I have data in r that has over 6000 observations and 96 variables.
The data relates to groups of individuals and their activities etc. If a group returned the Group ID number was recorded again and a new observation was made. I need to merge the rows by ID so that the # of individuals take the highest number recorded, but the activities etc are a combination of both observations.
The data contains, #of individuals, activities, impacts, time of arrival etc. The issue is that some of the observations were split across 2 lines, so there may be activities which were recorded for the same group in another line. The Group ID for both observations is the same, but one may have the #of individuals recorded and some activity records or impacts, but the second may be incomplete and only have Group ID and then Impacts (which are additional to those in the 1st record). The #of individuals in the group never changes, so I need some way to combine them so that activities are additive, but #visitors takes the value that is highest, time of arrival needs to be the earliest recorded and time of departure needs to be the later of the 2 observations.
Does anyone know how to merge observations based on Group ID but vary the merging protocol based on the variable.
I'm not sure if this actually is what you want, but to combine rows of a data frame based on multiple conditions you can use the dplyr
package and its summarise()
function. I generated some data to use in R directly, you would have to modify the code according to your needs.
# generate data
ID<-rep(1:20,2)
visitors<-sample(1:50, 40, replace=TRUE)
impact<-sample(rep(c("a", "b", "c", "d", "e"), 8))
arrival<-sample(rep(8:15, 5))
departure <- sample(rep(16:23, 5))
df<-data.frame(ID, visitors, impact, arrival, departure)

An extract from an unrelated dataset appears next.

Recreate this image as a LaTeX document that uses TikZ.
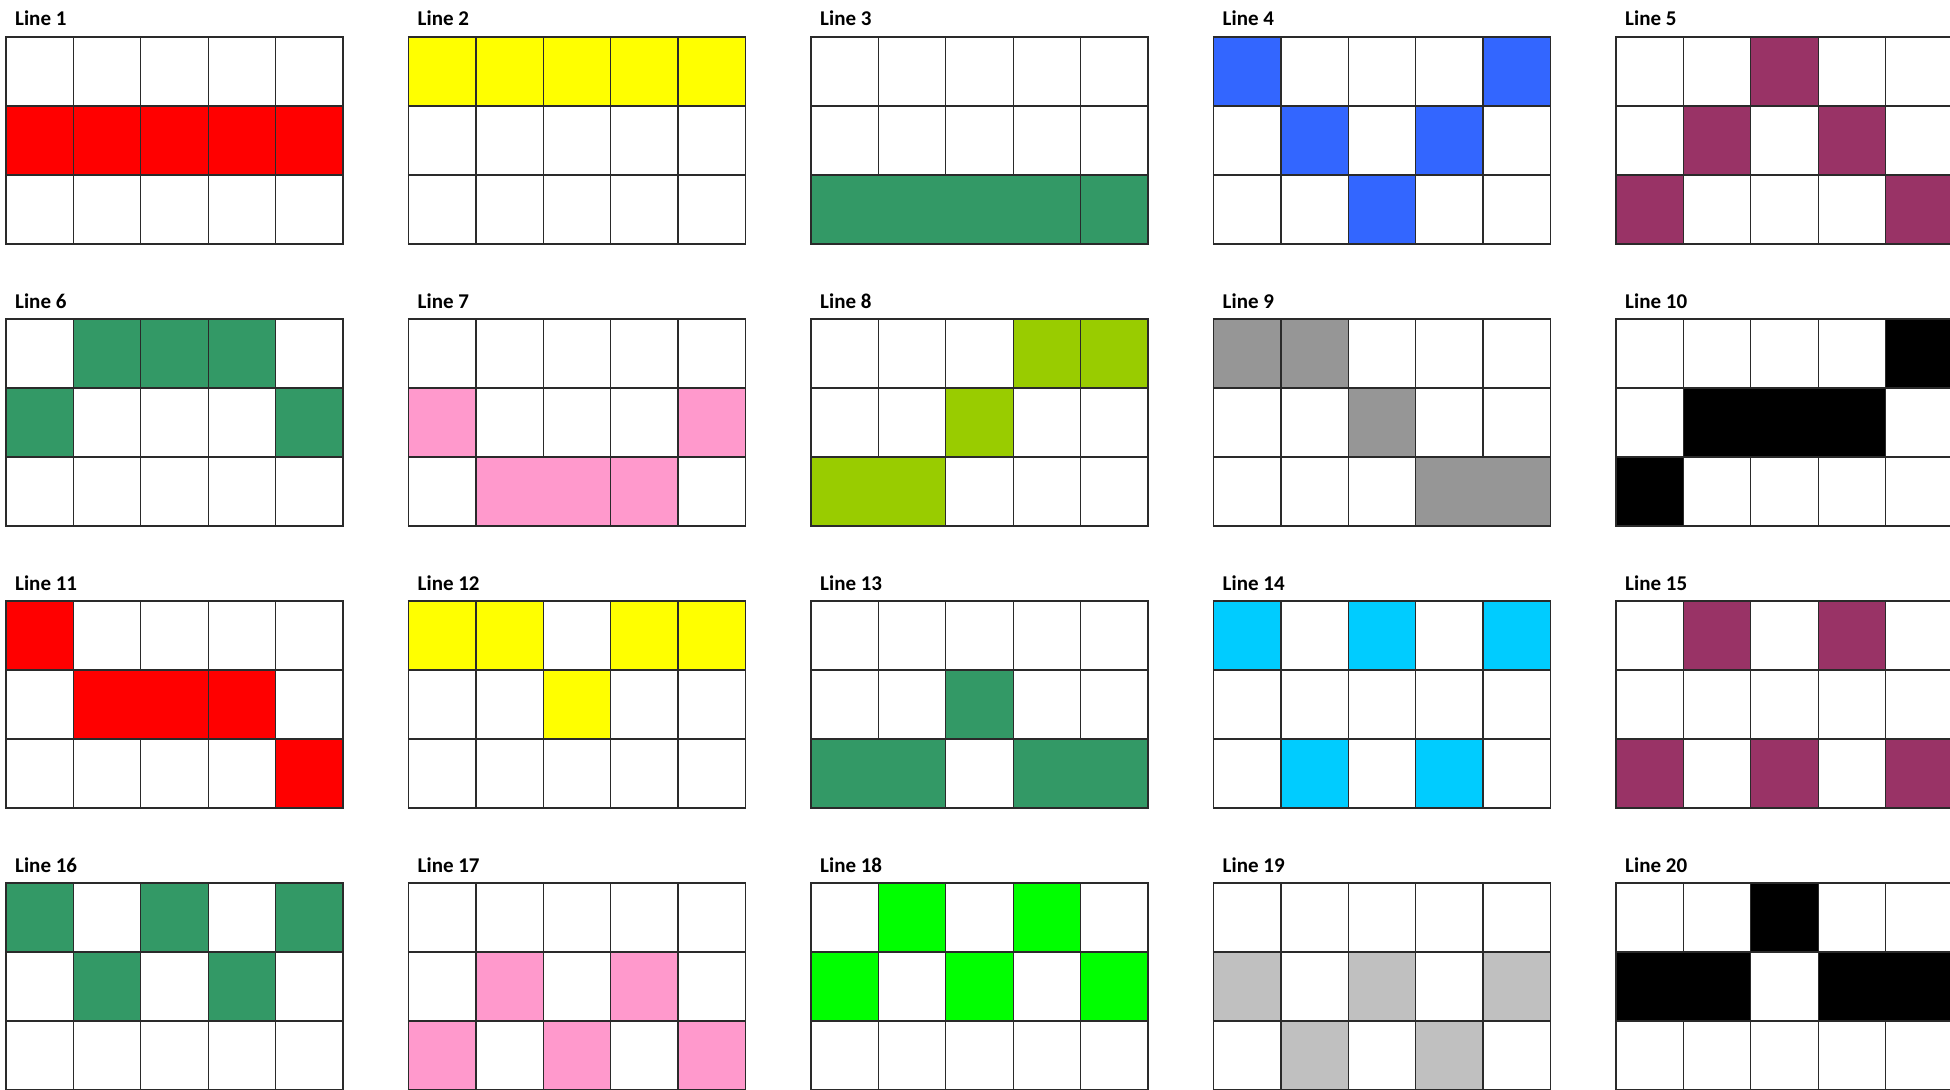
\documentclass[tikz,border=0pt]{standalone}
\usepackage{fontspec}
\setmainfont{Carlito}
\definecolor{cred}{HTML}{FF0000}
\definecolor{cyellow}{HTML}{FFFF00}
\definecolor{cdgreen}{HTML}{339966}
\definecolor{cblue}{HTML}{3366FF}
\definecolor{cpurple}{HTML}{993366}
\definecolor{cpink}{HTML}{FF99CC}
\definecolor{clime}{HTML}{99CC00}
\definecolor{cmgray}{HTML}{969696}
\definecolor{cblack}{HTML}{000000}
\definecolor{ccyan}{HTML}{00CCFF}
\definecolor{cbgreen}{HTML}{00FF00}
\definecolor{clgray}{HTML}{C0C0C0}
\definecolor{cline}{HTML}{2A2A2A}
\tikzset{
  gridline/.style={draw=cline, line width=1.3pt},
  lbl/.style={anchor=base west, inner sep=0pt, font=\bfseries\fontsize{21}{21}\selectfont}
}
% gx gy r c color
\newcommand\cellfill[5]{\fill[#5] ({6+402.5*#1+67.4*(#4-1)},{-(37+282*#2+69*(#3-1))}) rectangle ++(67.4,-69);}
% gx gy r c1 c2 color (merged, covers internal vertical lines)
\newcommand\mergefill[6]{\fill[#6] ({6+402.5*#1+67.4*(#4-1)+0.7},{-(37+282*#2+69*(#3-1))-0.7}) rectangle ({6+402.5*#1+67.4*#5-0.7},{-(37+282*#2+69*#3)+0.7});}
\newcommand\gridlines[2]{%
  \foreach \i in {0,...,5} {\draw[gridline] ({6+402.5*#1+67.4*\i},{-(37+282*#2)}) -- ++(0,-207);}
  \foreach \j in {0,...,3} {\draw[gridline] ({6+402.5*#1-0.6},{-(37+282*#2+69*\j)}) -- ++(338.2,0);}}
\newcommand\gridlabel[4]{\node[lbl] (#1) at ({6+402.5*#2+9},{-(37+282*#3-11)}) {#4};}
\begin{document}
\begin{tikzpicture}[x=1pt,y=1pt]
\useasboundingbox (0,0) rectangle (1950,-1089);
\clip (0,0) rectangle (1950,-1089);
\fill[white] (0,0) rectangle (1950,-1089);
% ---- fills ----
% Line 1
\foreach \c in {1,...,5} {\cellfill{0}{0}{2}{\c}{cred}}
% Line 2
\foreach \c in {1,...,5} {\cellfill{1}{0}{1}{\c}{cyellow}}
% Line 3
\foreach \c in {1,...,5} {\cellfill{2}{0}{3}{\c}{cdgreen}}
% Line 4
\cellfill{3}{0}{1}{1}{cblue}\cellfill{3}{0}{1}{5}{cblue}\cellfill{3}{0}{2}{2}{cblue}\cellfill{3}{0}{2}{4}{cblue}\cellfill{3}{0}{3}{3}{cblue}
% Line 5
\cellfill{4}{0}{1}{3}{cpurple}\cellfill{4}{0}{2}{2}{cpurple}\cellfill{4}{0}{2}{4}{cpurple}\cellfill{4}{0}{3}{1}{cpurple}\cellfill{4}{0}{3}{5}{cpurple}
% Line 6
\cellfill{0}{1}{1}{2}{cdgreen}\cellfill{0}{1}{1}{3}{cdgreen}\cellfill{0}{1}{1}{4}{cdgreen}\cellfill{0}{1}{2}{1}{cdgreen}\cellfill{0}{1}{2}{5}{cdgreen}
% Line 7
\cellfill{1}{1}{2}{1}{cpink}\cellfill{1}{1}{2}{5}{cpink}\cellfill{1}{1}{3}{2}{cpink}\cellfill{1}{1}{3}{3}{cpink}\cellfill{1}{1}{3}{4}{cpink}
% Line 8
\cellfill{2}{1}{1}{4}{clime}\cellfill{2}{1}{1}{5}{clime}\cellfill{2}{1}{2}{3}{clime}\cellfill{2}{1}{3}{1}{clime}\cellfill{2}{1}{3}{2}{clime}
% Line 9
\cellfill{3}{1}{1}{1}{cmgray}\cellfill{3}{1}{1}{2}{cmgray}\cellfill{3}{1}{2}{3}{cmgray}\cellfill{3}{1}{3}{4}{cmgray}\cellfill{3}{1}{3}{5}{cmgray}
% Line 10
\cellfill{4}{1}{1}{5}{cblack}\cellfill{4}{1}{2}{2}{cblack}\cellfill{4}{1}{2}{3}{cblack}\cellfill{4}{1}{2}{4}{cblack}\cellfill{4}{1}{3}{1}{cblack}
% Line 11
\cellfill{0}{2}{1}{1}{cred}\cellfill{0}{2}{2}{2}{cred}\cellfill{0}{2}{2}{3}{cred}\cellfill{0}{2}{2}{4}{cred}\cellfill{0}{2}{3}{5}{cred}
% Line 12
\cellfill{1}{2}{1}{1}{cyellow}\cellfill{1}{2}{1}{2}{cyellow}\cellfill{1}{2}{1}{4}{cyellow}\cellfill{1}{2}{1}{5}{cyellow}\cellfill{1}{2}{2}{3}{cyellow}
% Line 13
\cellfill{2}{2}{2}{3}{cdgreen}\cellfill{2}{2}{3}{1}{cdgreen}\cellfill{2}{2}{3}{2}{cdgreen}\cellfill{2}{2}{3}{4}{cdgreen}\cellfill{2}{2}{3}{5}{cdgreen}
% Line 14
\cellfill{3}{2}{1}{1}{ccyan}\cellfill{3}{2}{1}{3}{ccyan}\cellfill{3}{2}{1}{5}{ccyan}\cellfill{3}{2}{3}{2}{ccyan}\cellfill{3}{2}{3}{4}{ccyan}
% Line 15
\cellfill{4}{2}{1}{2}{cpurple}\cellfill{4}{2}{1}{4}{cpurple}\cellfill{4}{2}{3}{1}{cpurple}\cellfill{4}{2}{3}{3}{cpurple}\cellfill{4}{2}{3}{5}{cpurple}
% Line 16
\cellfill{0}{3}{1}{1}{cdgreen}\cellfill{0}{3}{1}{3}{cdgreen}\cellfill{0}{3}{1}{5}{cdgreen}\cellfill{0}{3}{2}{2}{cdgreen}\cellfill{0}{3}{2}{4}{cdgreen}
% Line 17
\cellfill{1}{3}{2}{2}{cpink}\cellfill{1}{3}{2}{4}{cpink}\cellfill{1}{3}{3}{1}{cpink}\cellfill{1}{3}{3}{3}{cpink}\cellfill{1}{3}{3}{5}{cpink}
% Line 18
\cellfill{2}{3}{1}{2}{cbgreen}\cellfill{2}{3}{1}{4}{cbgreen}\cellfill{2}{3}{2}{1}{cbgreen}\cellfill{2}{3}{2}{3}{cbgreen}\cellfill{2}{3}{2}{5}{cbgreen}
% Line 19
\cellfill{3}{3}{2}{1}{clgray}\cellfill{3}{3}{2}{3}{clgray}\cellfill{3}{3}{2}{5}{clgray}\cellfill{3}{3}{3}{2}{clgray}\cellfill{3}{3}{3}{4}{clgray}
% Line 20
\cellfill{4}{3}{1}{3}{cblack}\cellfill{4}{3}{2}{1}{cblack}\cellfill{4}{3}{2}{2}{cblack}\cellfill{4}{3}{2}{4}{cblack}\cellfill{4}{3}{2}{5}{cblack}
% ---- grids ----
\foreach \gx in {0,...,4} {\foreach \gy in {0,...,3} {\gridlines{\gx}{\gy}}}
% ---- merged fills ----
\mergefill{2}{0}{3}{1}{4}{cdgreen}
\mergefill{1}{1}{3}{2}{3}{cpink}
\mergefill{2}{1}{3}{1}{2}{clime}
\mergefill{3}{1}{3}{4}{5}{cmgray}
\mergefill{4}{1}{2}{2}{4}{cblack}
\mergefill{0}{2}{2}{2}{3}{cred}
\mergefill{2}{2}{3}{1}{2}{cdgreen}
\mergefill{2}{2}{3}{4}{5}{cdgreen}
\mergefill{4}{3}{2}{1}{2}{cblack}
\mergefill{4}{3}{2}{4}{5}{cblack}
% ---- labels ----
\gridlabel{l1}{0}{0}{Line 1}
\gridlabel{l2}{1}{0}{Line 2}
\gridlabel{l3}{2}{0}{Line 3}
\gridlabel{l4}{3}{0}{Line 4}
\gridlabel{l5}{4}{0}{Line 5}
\gridlabel{l6}{0}{1}{Line 6}
\gridlabel{l7}{1}{1}{Line 7}
\gridlabel{l8}{2}{1}{Line 8}
\gridlabel{l9}{3}{1}{Line 9}
\gridlabel{l10}{4}{1}{Line 10}
\gridlabel{l11}{0}{2}{Line 11}
\gridlabel{l12}{1}{2}{Line 12}
\gridlabel{l13}{2}{2}{Line 13}
\gridlabel{l14}{3}{2}{Line 14}
\gridlabel{l15}{4}{2}{Line 15}
\gridlabel{l16}{0}{3}{Line 16}
\gridlabel{l17}{1}{3}{Line 17}
\gridlabel{l18}{2}{3}{Line 18}
\gridlabel{l19}{3}{3}{Line 19}
\gridlabel{l20}{4}{3}{Line 20}
\end{tikzpicture}
\end{document}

df$impact<-as.character(df$impact)
# summarise rows with identical ID
df_summary <- df %>%
group_by(ID) %>%
summarise(visitors = max(visitors), arrival = min(arrival),
departure = max(departure), impact = paste0(impact, collapse =", "))
Hope this helps!
This is exactly what I wanted and worked perfectly for my data. I really really appreciate the help.
Glad I could help! Could you maybe accept the answer if you're happy with it? Thanks!
Sorry this was the 1st question I have ever asked, so I didnt realise I had to accept the answer. That is accepted now.